Lors d’une tournée à Londres, en 1988, Patrick Bonté et Nicole Mossoux tombent en arrêt devant le portrait d’une petite princesse peinte par Cranach. Le tableau montre quelqu’un d’ambigu, à l’âge incertain, une jeune femme déjà vieille sans être vraiment sortie de l’enfance. La façon dont elle regarde, la manière dont le peintre l’a saisie et chargée, évoque autant l’ange que la meurtrière, avec un décalage du sujet à sa représentation, comme si la personne n’était pas vraiment là, comme si elle n’était pas concernée par le tableau dont elle constitue le sujet central. Voulant approfondir cet espace de trouble, fantasmer la Renaissance et en inventer des prolongements ou des transpositions scéniques, la Cie Mossoux-Bonté crée en 1990, au Theater De Synagoge à Tilburg (Pays-Bas) De ultieme gevoelens van Lucas Cranach de Oude. Joué plus de 150 fois à
travers l’Europe, pendant 25 ans, c’est l’un des spectacles-phares de la compagnie.

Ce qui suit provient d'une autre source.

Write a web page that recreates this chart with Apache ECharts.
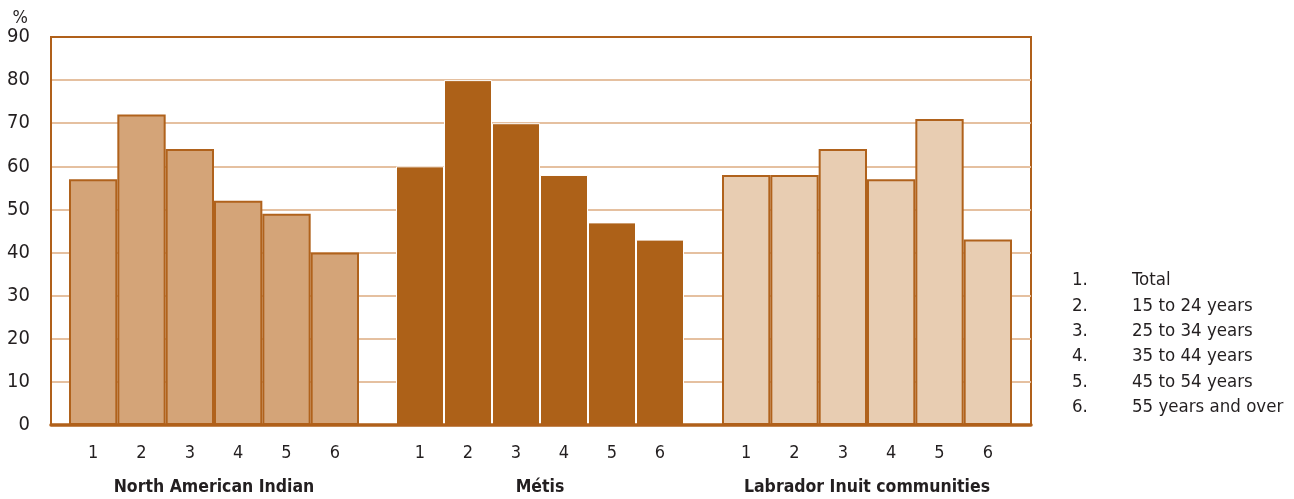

Aujourd’hui, l’enjeu est de redécouvrir le spectacle, en le transformant tout à fait et en confrontant une nouvelle génération d’interprètes au monde intime et décalé de Cranach et à l’incarnation de ses figures. Hantés par la mémoire convulsive d’une existence antérieure, des personnages apparaissent derrière un mur en trompe l’oeil troué de fenêtres, créant des tableaux vivants dans une atmosphère dominée par l’humour, l’érotisme et le mystère de la présence.